## Exercise description:
Count how many lines contain the word "Output". Please give only the number.

Charts and diagrams as code:
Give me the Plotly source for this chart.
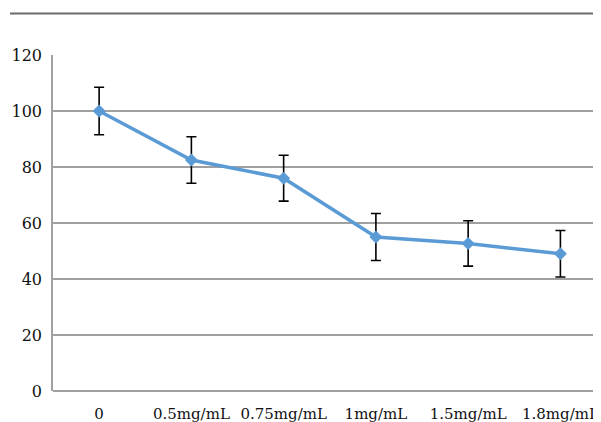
import plotly.graph_objects as go

categories = ["0", "0.5mg/mL", "0.75mg/mL", "1mg/mL", "1.5mg/mL", "1.8mg/mL"]
values = [100, 82.5, 76, 55, 52.7, 49]
errors = [8.5, 8.3, 8.2, 8.4, 8.1, 8.3]
y_ticks = [0, 20, 40, 60, 80, 100, 120]

# the page body has an 8px margin, so the figure is laid out in a 593x414 box
W, H = 593, 414
L, R, T, B = 45, 0, 47, 31

fig = go.Figure()
fig.add_trace(go.Scatter(
    x=list(range(len(categories))), y=values,
    mode="lines+markers",
    line=dict(color="#5B9BD5", width=3.5),
    marker=dict(symbol="diamond", size=10, color="#5B9BD5"),
    error_y=dict(type="data", array=errors, visible=True, color="black", thickness=1.6, width=5),
    showlegend=False,
))

xfont = dict(family="DejaVu Serif", size=15, color="#111111")
yfont = dict(family="DejaVu Serif", size=16, color="#111111")

fig.update_layout(
    width=W, height=H,
    margin=dict(l=L, r=R, t=T, b=B, pad=0),
    paper_bgcolor="white", plot_bgcolor="white",
    xaxis=dict(
        tickmode="array", tickvals=list(range(len(categories))), ticktext=categories,
        range=[-0.5, 5.44], showgrid=False, zeroline=False, automargin=False,
        showline=False, ticks="", tickfont=xfont, ticklabelstandoff=12,
    ),
    yaxis=dict(
        range=[0, 120], tickmode="array", tickvals=y_ticks, automargin=False,
        showgrid=True, gridcolor="#a0a0a0", gridwidth=1.5,
        zeroline=True, zerolinecolor="#a0a0a0", zerolinewidth=1.5,
        showline=True, linecolor="#a0a0a0", linewidth=1.5,
        ticks="", tickfont=yfont, ticklabelstandoff=6,
    ),
)

# top decorative rule
pw = W - L - R
ph = H - T - B
y_rule = (H - B - 5.5) / ph
x0_rule = (2 - L) / pw
fig.add_shape(type="line", xref="paper", yref="paper",
              x0=x0_rule, x1=1.0, y0=y_rule, y1=y_rule,
              line=dict(color="#6b6b6b", width=2))

fig.write_html("out.html")
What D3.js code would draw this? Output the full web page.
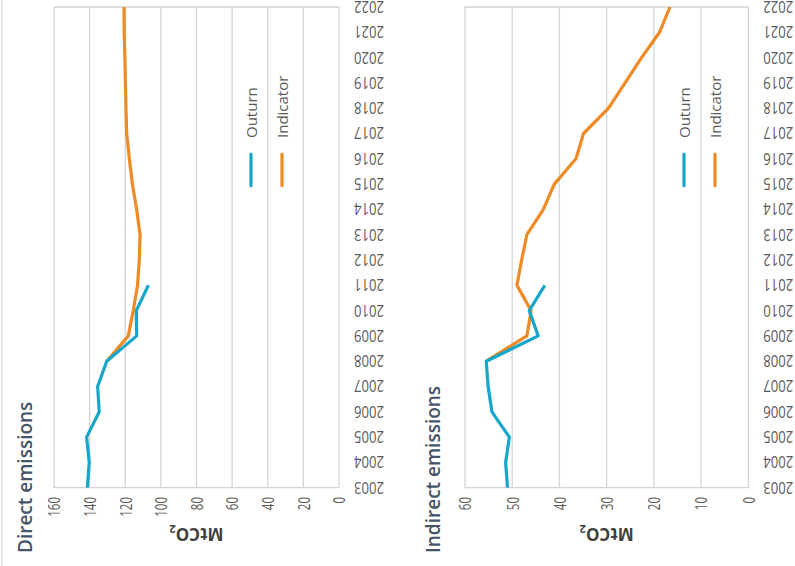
<!DOCTYPE html>
<html><head><meta charset="utf-8">
<script src="https://cdn.jsdelivr.net/npm/d3@7"></script>
<style>body{margin:0;background:#fff}svg{display:block}</style>
</head><body>
<svg id="c" width="795" height="566"></svg>
<script>
const years = d3.range(2003, 2023).map(String);
const directOutturn = [141.3,140.2,141.7,134.6,135.5,130.4,113.6,113.8,107.0];
const directIndicator = [null,null,null,null,null,130.4,118.3,115.5,113.1,112.1,111.7,113.6,116.0,117.7,119.2,119.6,119.9,120.2,120.6,120.7];
const indirectOutturn = [51.0,51.4,50.6,54.3,55.1,55.5,44.5,46.4,43.1];
const indirectIndicator = [null,null,null,null,null,55.5,46.9,46.0,49.0,48.0,46.9,43.4,41.1,36.5,34.9,29.6,26.1,22.6,18.8,16.6];
const directTicks = [0,20,40,60,80,100,120,140,160];
const indirectTicks = [0,10,20,30,40,50,60];
const seriesNames = ["Outurn","Indicator"];
const colors = ["#16a6cb","#f08a24"];

const svg = d3.select("#c");
const font = "'Open Sans', 'Noto Sans', sans-serif";
const grey = "#595959", gridC = "#d4d4d4";

function panel(cfg){
  const g = svg.append("g");
  const x = d3.scaleLinear().domain([0, cfg.max]).range([cfg.x0, cfg.x1]);
  const y = d3.scalePoint().domain(years).range([487.7, 7]);
  g.selectAll("line.grid").data(cfg.ticks).join("line")
    .attr("x1", d=>x(d)).attr("x2", d=>x(d)).attr("y1", y.range()[1]).attr("y2", y.range()[0])
    .attr("stroke", gridC).attr("stroke-width", 1.3);
  [y.range()[0], y.range()[1]].forEach(yy=>{
    g.append("line").attr("x1", x(cfg.max)).attr("x2", x(0)).attr("y1", yy).attr("y2", yy)
      .attr("stroke", gridC).attr("stroke-width", 1.3);
  });
  // value tick labels (reading bottom-to-top)
  g.selectAll("text.vt").data(cfg.ticks).join("text")
    .attr("transform", d=>`translate(${x(d)},${497}) rotate(-90) scale(0.72,1)`)
    .attr("text-anchor","end").attr("dominant-baseline","central")
    .attr("font-family", font).attr("font-size", 16).attr("fill", grey)
    .text(d=>d);
  // year labels (upside down)
  g.selectAll("text.yt").data(years).join("text")
    .attr("transform", d=>`translate(${x(0)+15},${y(d)+0.5}) rotate(180) scale(0.82,1)`)
    .attr("text-anchor","end").attr("dominant-baseline","central")
    .attr("font-family", font).attr("font-size", 16).attr("fill", grey)
    .text(d=>d);
  // axis title
  const t = g.append("text")
    .attr("transform", `translate(${(x(0)+x(cfg.max))/2},${535}) rotate(180)`)
    .attr("text-anchor","middle").attr("dominant-baseline","central")
    .attr("font-family", font).attr("font-size", 17).attr("font-weight", 700).attr("fill", "#404040");
  t.append("tspan").text("MtCO");
  t.append("tspan").attr("font-size", 11).attr("dy", 5).text("2");
  // chart title
  g.append("text")
    .attr("transform", `translate(${cfg.tx},553) rotate(-90)`)
    .attr("font-family", font).attr("font-size", 19).attr("font-weight", 600).attr("fill", "#44546a")
    .text(cfg.title);
  // lines
  const line = d3.line().defined(d=>d.v!=null).x(d=>x(d.v)).y(d=>y(d.yr));
  [cfg.ind, cfg.out].forEach((arr, i)=>{
    const data = arr.map((v,k)=>({yr: years[k], v}));
    g.append("path").datum(data).attr("d", line).attr("fill","none")
      .attr("stroke", colors[i===0?1:0]).attr("stroke-width", 3.2).attr("stroke-linejoin","round");
  });
  // legend
  seriesNames.forEach((n,i)=>{
    const lx = cfg.lx + i*31;
    g.append("line").attr("x1", lx).attr("x2", lx).attr("y1", 154).attr("y2", 185.7)
      .attr("stroke", colors[i]).attr("stroke-width", 3.2).attr("stroke-linecap","round");
    g.append("text").attr("transform", `translate(${lx},138) rotate(-90)`)
      .attr("dominant-baseline","central")
      .attr("font-family", font).attr("font-size", 15).attr("fill", grey).text(n);
  });
}
panel({max:160, x0:339, x1:54, ticks:directTicks, out:directOutturn, ind:directIndicator, title:"Direct emissions", tx:32, lx:251});
panel({max:60, x0:748.3, x1:465, ticks:indirectTicks, out:indirectOutturn, ind:indirectIndicator, title:"Indirect emissions", tx:440, lx:684});
svg.append("line").attr("x1",2).attr("x2",2).attr("y1",0).attr("y2",566).attr("stroke",gridC).attr("stroke-width",1);
</script>
</body></html>
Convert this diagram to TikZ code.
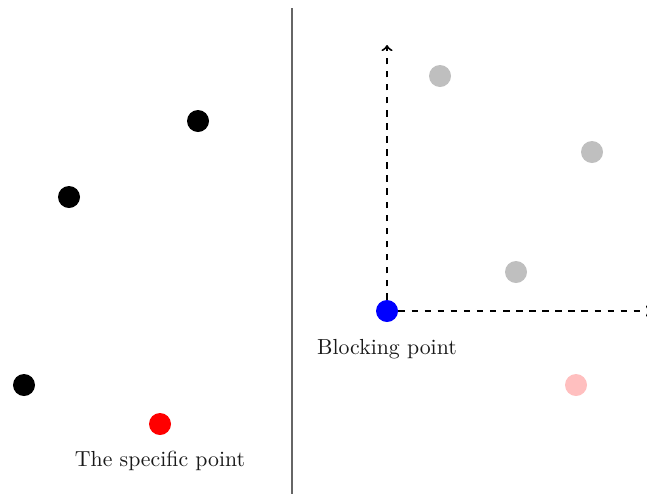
\documentclass[tikz,border=0pt]{standalone}
\begin{document}
\begin{tikzpicture}[x=0.459pt,y=-0.459pt,
  dot/.style={circle,inner sep=0pt,minimum size=10.1pt},
  axis/.style={->,dashed,line width=0.9pt},
  lbl/.style={font=\normalsize,text=black!90}]
\useasboundingbox (0,0) rectangle (647,494);
% separator
\draw[black!60,line width=0.8pt] (292,8) -- (292,494);
% left half
\node[dot,fill=black] (a1) at (198,121) {};
\node[dot,fill=black] (a2) at (69,197) {};
\node[dot,fill=black] (a3) at (24,385) {};
\node[dot,fill=red] (sp) at (160,424) {};
\node[lbl] (splbl) at (160,461) {The specific point};
% right half
\coordinate (yend) at (387,45);
\coordinate (xend) at (652,311);
\node[dot,fill=blue] (bp) at (387,311) {};
\draw[axis] (bp) -- (yend);
\draw[axis] (bp) -- (xend);
\node[dot,fill=black!25] (b1) at (440,76) {};
\node[dot,fill=black!25] (b2) at (592,152) {};
\node[dot,fill=black!25] (b3) at (516,272) {};
\node[dot,fill=red!25] (b4) at (576,385) {};
\node[lbl] (bplbl) at (387,349) {Blocking point};
\end{tikzpicture}
\end{document}
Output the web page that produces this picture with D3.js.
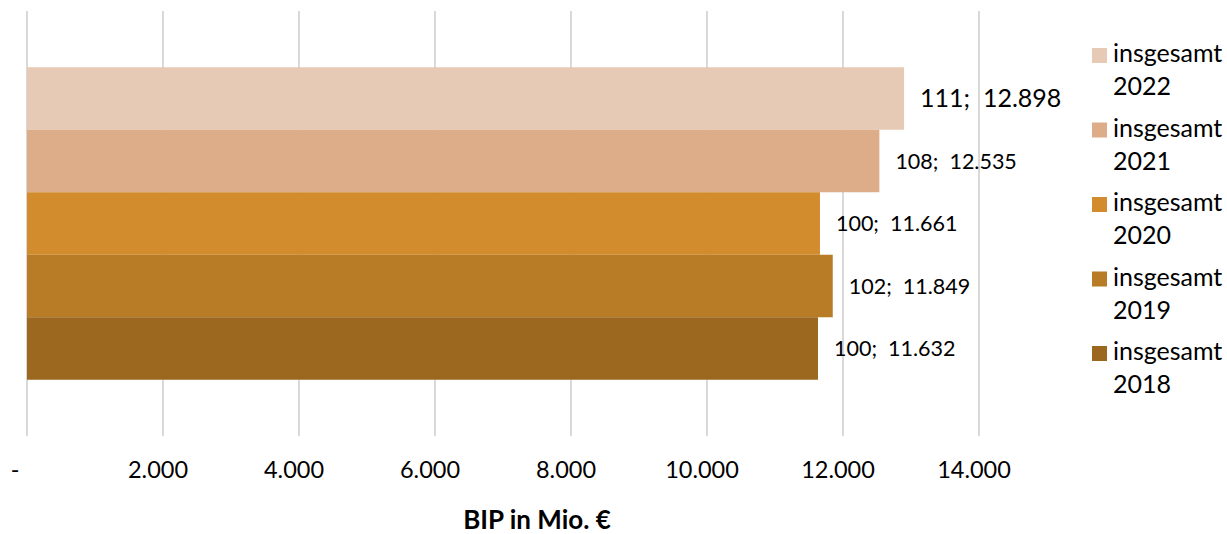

## Written solution:
2